The battle system is easily the strongest asset of the gameplay here in The Fractured But Whole as it feels far more polished than the simple turned based JRPG format of The Stick of Truth. Here, you are set into a grid format where each attack can only occupy a certain amount of squares. If your character can only attack in front of them then you need to ensure that the enemy is to their left or right and not above or below their lane. I found it necessary to equip attacks that could attack close range, all around me, and a long-range distance shot so that I was prepared for any setup that would present itself. This method of strategically thinking about how to attack the enemy will also dictate which allies to bring with you as each has set attacks that work the grid in different ways. Often you will need to ensure you have party members that have certain skills like knocking back and healing as they become super useful, and almost needed at certain points in the game. 
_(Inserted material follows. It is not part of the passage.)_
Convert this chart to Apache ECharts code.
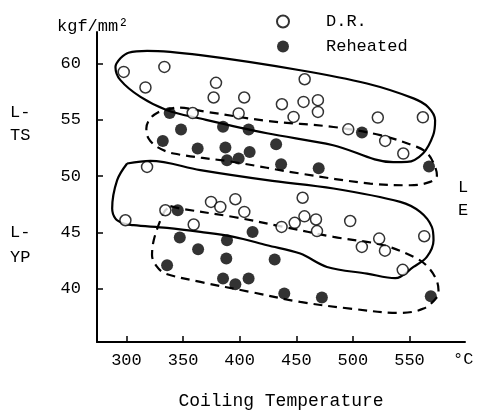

You'll take your turn via the timeline at the bottom right of the screen and you can use it to attack or use an item; such as food items for healing or resurrecting a fallen comrade. You can also summon a few characters that will either heal your team, drive over enemies in a car, drop bombs on them, or shower them in bullets. When your turn comes up and attacking is the only way to go, most attacks have button prompts that require you to press a button in a timely matter or to slam down the button to fill an attack circle on screen. Should you execute these perfectly, your attack will do more damage, and the same format works when taking damage as a well-timed reaction can grant you some health back.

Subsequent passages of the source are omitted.